Eight of Cups upright as a person
Upright, this person has an extraordinary ability to let go. Objects, relationships, identities — they can release what no longer serves them with a finality that awes some people and terrifies others. They are not heartless about it. The leaving costs them. Every time. But they do it anyway because they have learned that the pain of staying in the wrong place is worse than the pain of departure.
They travel. Not in the Instagram sense — not the curated vacation with the sunset selfie. They travel to displace themselves, to crack open their assumptions, to be confused and uncomfortable in a productive way. A new country is not a destination for them but a catalyst for internal change. They come back different, and sometimes they do not come back at all.
Their life story tends to have chapters rather than a continuous narrative. Each chapter is complete in itself — a career, a relationship, a city, a belief system — and when it ends, they close it with the same deliberateness with which they opened it. There is remarkably little sentimentality in their rearview mirror. They honor what was without pretending it should have been permanent.
Eight of Cups reversed as a person
Reversed, the seeking becomes compulsive. They leave before they have actually learned what a situation had to teach them. They mistake restlessness for wisdom and chronic dissatisfaction for depth. Every job is abandoned after eighteen months. Every relationship ends at the two-year mark. The pattern is so consistent that it stops being a pattern and becomes a prison — they are as trapped by their inability to stay as anyone else is by their inability to leave.
Fear of commitment is part of it, but the deeper issue is a fear of ordinariness. The Eight of Cups person reversed cannot tolerate the long middle of anything — the part where things are stable and uneventful and require daily maintenance rather than dramatic pivots. That quiet stretch feels like death to them, so they create exits before they have to endure it.
They may also develop a superiority complex around their departures. "I am not like those people who settle." "I refuse to live an ordinary life." But the constant leaving produces its own kind of ordinariness — a predictable cycle of excitement, disillusionment, and departure that is just as formulaic as the routine they are trying to escape.

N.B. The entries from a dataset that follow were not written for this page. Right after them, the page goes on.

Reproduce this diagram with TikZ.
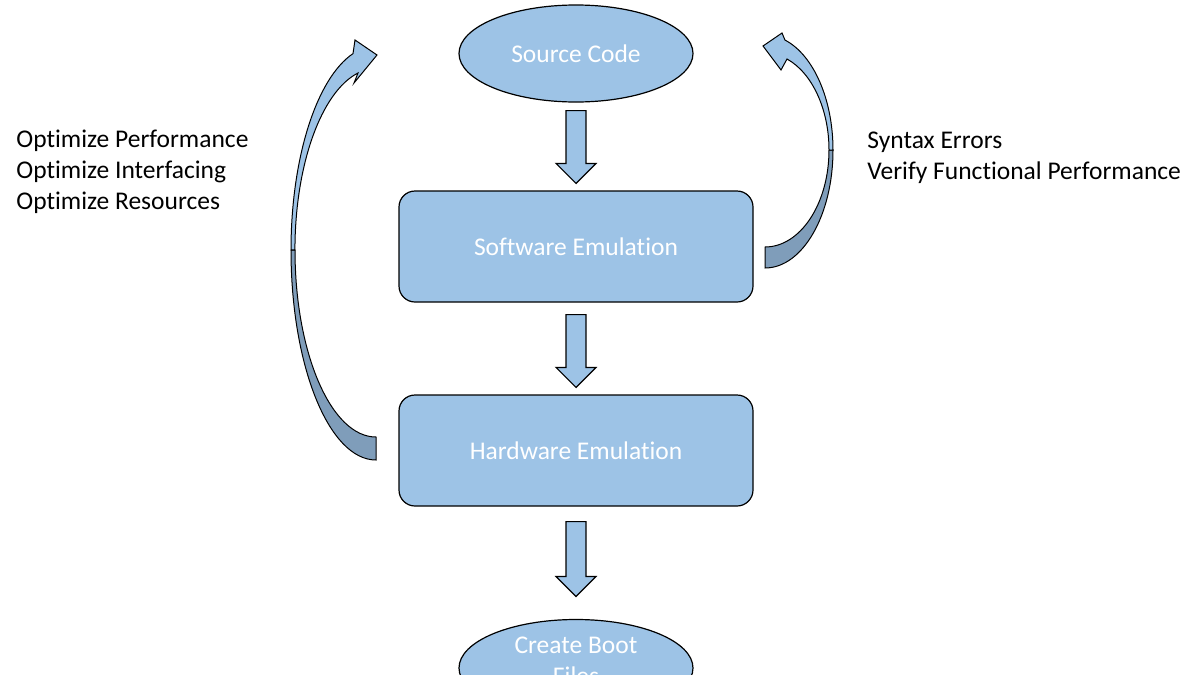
\documentclass[tikz,border=0pt]{standalone}
\usepackage{fontspec}
\setmainfont{Carlito}[Ligatures=NoCommon]
\usetikzlibrary{shapes.geometric,calc}
\definecolor{boxblue}{HTML}{9DC3E6}
\definecolor{backblue}{HTML}{7F9DBA}
\newcommand\dnarrow[2]{%
  \draw[blockarrow] let \p1=#1, \p2=#2 in
    (\x1-5pt,\y1) -- (\x1+5pt,\y1) -- (\x1+5pt,\y2+10pt) -- (\x1+10pt,\y2+10pt)
    -- (\x2,\y2) -- (\x1-10pt,\y2+10pt) -- (\x1-5pt,\y2+10pt) -- cycle;}
\begin{document}
\begin{tikzpicture}[x=0.5pt,y=-0.5pt,
  txt/.style={font=\fontsize{12.75}{15.5}\selectfont},
  ellipsebox/.style={txt,ellipse,draw=black,line width=0.6pt,fill=boxblue,text=white,
     minimum width=117pt,minimum height=48.5pt,inner sep=0pt,align=center},
  procbox/.style={txt,rectangle,rounded corners=8pt,draw=black,line width=0.6pt,fill=boxblue,
     text=white,minimum width=177pt,minimum height=55.5pt,inner sep=0pt},
  blockarrow/.style={draw=black,line width=0.6pt,fill=boxblue,line join=miter},
  curvelight/.style={draw=black,line width=0.5pt,fill=boxblue},
  curvedark/.style={draw=black,line width=0.5pt,fill=backblue},
  lbl/.style={txt,align=left,inner sep=0pt,text=black}]
\useasboundingbox (0,0) rectangle (1200,675);
% nodes
\node[ellipsebox] (src) at (576,53.5) {Source Code};
\node[procbox] (sw) at (576,246.5) {Software Emulation};
\node[procbox] (hw) at (576,450.5) {Hardware Emulation};
\node[ellipsebox] (boot) at (576,668) {\raisebox{2.5pt}[\height][\depth]{\begin{tabular}{@{}c@{}}Create Boot\\Files\end{tabular}}};
% block arrows
\coordinate (a1s) at ($(src.south)+(0,8)$);
\coordinate (a1e) at ($(sw.north)+(0,-7)$);
\coordinate (a2s) at ($(sw.south)+(0,12)$);
\coordinate (a2e) at ($(hw.north)+(0,-7)$);
\coordinate (a3s) at ($(hw.south)+(0,15)$);
\coordinate (a3e) at ($(boot.north)+(0,-22.5)$);
\dnarrow{(a1s)}{(a1e)}
\dnarrow{(a2s)}{(a2e)}
\dnarrow{(a3s)}{(a3e)}
% left curved arrow
\filldraw[curvedark] (376,460) arc[start angle=90, end angle=180, x radius=85, y radius=210]
  -- (295,250) arc[start angle=180, end angle=90, x radius=81, y radius=187] -- cycle;
\filldraw[curvelight] (291,250) arc[start angle=180, end angle=254.3, x radius=85, y radius=204]
  -- (355,40) -- (377,55) -- (354,83) -- (358,73)
  arc[start angle=257.2, end angle=180, x radius=81, y radius=181.5] -- cycle;
% right curved arrow
\filldraw[curvedark] (765,268) arc[start angle=90, end angle=0, x radius=68, y radius=118]
  -- (829,150) arc[start angle=0, end angle=90, x radius=64, y radius=97] -- cycle;
\filldraw[curvelight] (833,150) arc[start angle=0, end angle=-72.9, x radius=68, y radius=115]
  -- (782,33) -- (763,46) -- (781,70) -- (787,59)
  arc[start angle=-69.9, end angle=0, x radius=64, y radius=97] -- cycle;
% labels
\node[lbl, anchor=north west] (opt) at (16,130) {Optimize Performance\\Optimize Interfacing\\Optimize Resources};
\node[lbl, anchor=north west] (syn) at (867,132) {Syntax Errors\\Verify Functional Performance};
\end{tikzpicture}
\end{document}
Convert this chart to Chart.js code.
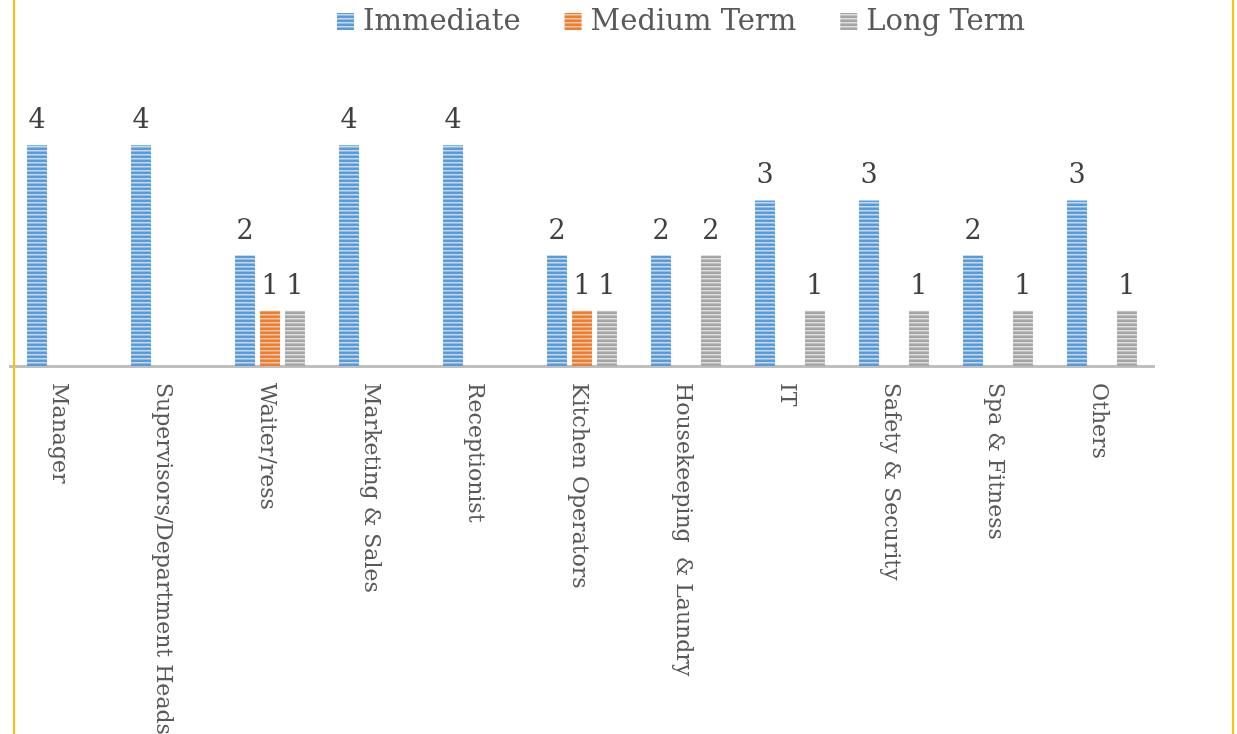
<!DOCTYPE html>
<html>
<head>
<meta charset="utf-8">
<script src="https://cdn.jsdelivr.net/npm/chart.js@4.4.1/dist/chart.umd.min.js"></script>
<style>
  html, body { margin: 0; padding: 0; background: #fff; }
  #wrap { position: relative; width: 1237px; height: 734px; }
</style>
</head>
<body>
<div id="wrap"><canvas id="chart"></canvas></div>
<script>
const categories = [
  'Manager', 'Supervisors/Department Heads', 'Waiter/ress', 'Marketing & Sales',
  'Receptionist', 'Kitchen Operators', 'Housekeeping  & Laundry', 'IT',
  'Safety & Security', 'Spa & Fitness', 'Others',
];
const seriesNames = ['Immediate', 'Medium Term', 'Long Term'];
const immediate = [4, 4, 2, 4, 4, 2, 2, 3, 3, 2, 3];
const mediumTerm = [0, 0, 1, 0, 0, 1, 0, 0, 0, 0, 0];
const longTerm = [0, 0, 1, 0, 0, 1, 2, 1, 1, 1, 1];

const serif = "'DejaVu Serif', 'Liberation Serif', serif";

// horizontal stripe fill like the office chart style
function stripes(dark, light, mid) {
  const c = document.createElement('canvas');
  c.width = 4;
  c.height = 4;
  const g = c.getContext('2d');
  g.fillStyle = dark;
  g.fillRect(0, 0, 4, 4);
  g.fillStyle = light;
  g.fillRect(0, 2, 4, 1);
  g.fillStyle = mid;
  g.fillRect(0, 3, 4, 1);
  return g.createPattern(c, 'repeat');
}

const fills = [
  stripes('#5b9bd5', '#c3daf1', '#8db9e4'),
  stripes('#ed7d31', '#f9c9a8', '#f2a06a'),
  stripes('#a5a5a5', '#dddddd', '#c0c0c0'),
];

const extras = {
  id: 'extras',
  afterDatasetsDraw(chart) {
    const { ctx } = chart;
    const x = chart.scales.x;

    // value labels above bars
    ctx.save();
    ctx.font = '27px ' + serif;
    ctx.fillStyle = '#404040';
    ctx.textAlign = 'center';
    ctx.textBaseline = 'alphabetic';
    chart.data.datasets.forEach((ds, di) => {
      chart.getDatasetMeta(di).data.forEach((bar, i) => {
        const v = ds.data[i];
        if (!v) return;
        ctx.fillText(String(v), bar.x, bar.y - 17);
      });
    });
    ctx.restore();

    // category labels, turned to read top to bottom
    ctx.save();
    ctx.font = '22px ' + serif;
    ctx.fillStyle = '#595959';
    ctx.textAlign = 'left';
    ctx.textBaseline = 'middle';
    categories.forEach((lab, i) => {
      ctx.save();
      ctx.translate(x.getPixelForValue(i) - 3, chart.chartArea.bottom + 17);
      ctx.rotate(Math.PI / 2);
      ctx.fillText(lab, 0, 0);
      ctx.restore();
    });
    ctx.restore();

    // legend
    ctx.save();
    ctx.font = '29px ' + serif;
    ctx.textBaseline = 'middle';
    ctx.textAlign = 'left';
    let tx = 363;
    seriesNames.forEach((name, i) => {
      ctx.fillStyle = fills[i];
      ctx.fillRect(tx - 26, 13, 17, 17);
      ctx.fillStyle = '#595959';
      ctx.fillText(name, tx, 22);
      tx += ctx.measureText(name).width + 70;
    });
    ctx.restore();

    // yellow frame edges
    ctx.save();
    ctx.strokeStyle = '#ffc000';
    ctx.lineWidth = 2;
    ctx.beginPath();
    ctx.moveTo(14, 0);
    ctx.lineTo(14, 734);
    ctx.moveTo(1233, 0);
    ctx.lineTo(1233, 734);
    ctx.stroke();
    ctx.restore();
  },
};

new Chart(document.getElementById('chart'), {
  type: 'bar',
  data: {
    labels: categories,
    datasets: [immediate, mediumTerm, longTerm].map((d, i) => ({
      label: seriesNames[i],
      data: d,
      backgroundColor: fills[i],
      borderWidth: 0,
      categoryPercentage: 0.72,
      barPercentage: 0.8,
    })),
  },
  options: {
    responsive: true,
    maintainAspectRatio: false,
    animation: false,
    layout: { padding: { left: 10, right: 83, top: 90, bottom: 360 } },
    plugins: {
      legend: { display: false },
      tooltip: { enabled: false },
    },
    scales: {
      x: {
        grid: { display: false },
        ticks: { display: false },
        border: { display: true, color: '#bfbfbf', width: 3 },
      },
      y: {
        display: false,
        min: 0,
        max: 5,
      },
    },
  },
  plugins: [extras],
});
</script>
</body>
</html>
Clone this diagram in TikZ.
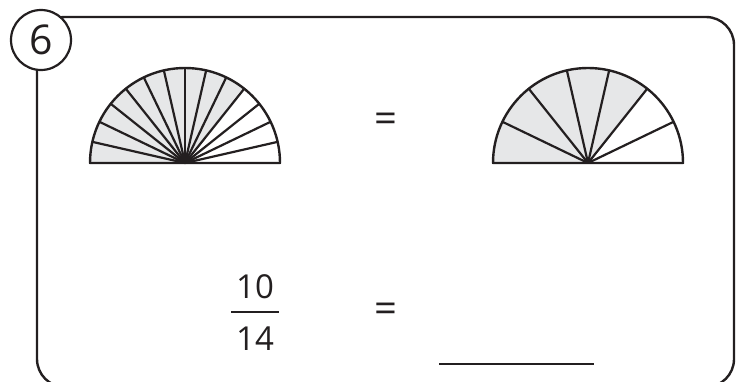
\documentclass[tikz,border=0pt]{standalone}
\usepackage{fontspec}
\setmainfont{Open Sans}
\definecolor{piegray}{HTML}{E6E7E8}
\definecolor{ink}{HTML}{231F20}
\tikzset{
  frame/.style={draw=ink, line width=2.4pt, rounded corners=28pt},
  pie/.style={draw=ink, line width=2.4pt, line join=round},
  spoke/.style={draw=ink, line width=2.2pt},
  numcircle/.style={circle, draw=ink, fill=white, line width=2.2pt, minimum size=60pt, inner sep=0pt, font=\fontsize{41}{41}\selectfont, text=ink},
  bigtext/.style={font=\fontsize{33}{33}\selectfont, text=ink, inner sep=0pt},
  eqtext/.style={font=\fontsize{40}{40}\selectfont, text=ink, inner sep=0pt},
}
\begin{document}
\begin{tikzpicture}[x=1pt,y=1pt]
\useasboundingbox (0,0) rectangle (743,381);
\begin{scope}
\clip (0,0) rectangle (743,381);
\draw[frame] (37,-6) rectangle (734,364);
\end{scope}
\node[numcircle] (num) at (41,341) {6};

% left semicircle: 14 parts, 10 shaded
\coordinate (cl) at (185,218);
\fill[piegray] (cl) -- ++(180:95) arc (180:{180-10*180/14}:95) -- cycle;
\foreach \i in {1,...,13} {
  \draw[spoke] (cl) -- ++({180-\i*180/14}:95);
}
\draw[pie] (cl) ++(-95,0) arc (180:0:95) -- cycle;

% right semicircle: 7 parts, 5 shaded
\coordinate (cr) at (588,218);
\fill[piegray] (cr) -- ++(180:95) arc (180:{180-5*180/7}:95) -- cycle;
\foreach \i in {1,...,6} {
  \draw[spoke] (cr) -- ++({180-\i*180/7}:95);
}
\draw[pie] (cr) ++(-95,0) arc (180:0:95) -- cycle;

\node[eqtext] (eqa) at (386,258) {=};
\node[eqtext] (eqb) at (386,68) {=};

\node[bigtext] (numer) at (255,94) {10};
\node[bigtext] (denom) at (255,42) {14};
\coordinate (barl) at (231,69);
\coordinate (barr) at (279,69);
\draw[ink, line width=2.2pt] (barl) -- (barr);

\coordinate (ansl) at (439,17);
\coordinate (ansr) at (594,17);
\draw[ink, line width=2.2pt] (ansl) -- (ansr);
\end{tikzpicture}
\end{document}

Eight of Cups as a person in love
In love, the Eight of Cups person is the most terrifying partner imaginable for someone who needs security. They are fully present — until they are not. And the transition can happen with alarming speed. One week they are planning the future, the next they are talking about how they need to "find themselves," and within a month they are gone.
This is not cruelty. That is the part their ex-partners usually miss. The Eight of Cups person does not leave because they stopped caring. They leave because the relationship no longer aligns with the trajectory of their inner growth, and they value that trajectory above almost everything else. It is a cold calculus, and it wounds the people left behind, but it is sincere.
The partner who keeps them is the one who grows alongside them. If both people are evolving — individually and together — the Eight of Cups person has no reason to leave. They need a relationship that is itself a form of seeking, a partnership of mutual exploration rather than mutual settling.
Eight of Cups as a person at work
Professionally, their resume looks like a series of non sequiturs. Teaching, then software development, then farming, then nonprofit management. Each role was pursued with genuine commitment and left with genuine conviction that the next thing was calling. They excel in project-based work, consulting, or any field where natural endpoints exist. Asking them to spend thirty years climbing a corporate ladder is asking them to slowly suffocate.
Eight of Cups as someone in your life
If you have an Eight of Cups person in your life, love them loosely. Hold them with open hands. They will leave eventually — or they will surprise you by staying, which means you are offering something truly extraordinary.
Do not take their departures personally, even when they feel personal. The Eight of Cups person is not rejecting you. They are responding to a signal that only they can hear, and trying to talk them out of following it is like trying to convince a migrating bird to stay through winter. They might delay, but they will not settle. And the resentment of a caged seeker is worse than the grief of a clean goodbye.
Frequently asked questions
What kind of person does Eight of Cups represent?
The Eight of Cups represents a seeker — someone driven by an inner compass that prioritizes meaning over comfort. They are willing to leave behind what is adequate in pursuit of what is authentic, and their life is characterized by deliberate departures and courageous beginnings.
Is Eight of Cups as a person positive or negative?
Depends on whether the seeking is genuine or compulsive. Upright, their willingness to prioritize growth over security is admirable and often leads to a rich, if unconventional, life. Reversed, the constant leaving becomes avoidance dressed up as wisdom, and they end up perpetually starting over without ever building anything lasting.
How do you recognize an Eight of Cups person?
Their biography has gaps and pivots that seem dramatic from the outside but make perfect sense when they explain them. They have lived in multiple cities or countries. They speak about past chapters of their life with affection but zero interest in returning to them. They travel light, literally and emotionally. And when you ask them about their plans, there is always a quality of openness — they know the direction but not the destination, and they are completely at peace with that.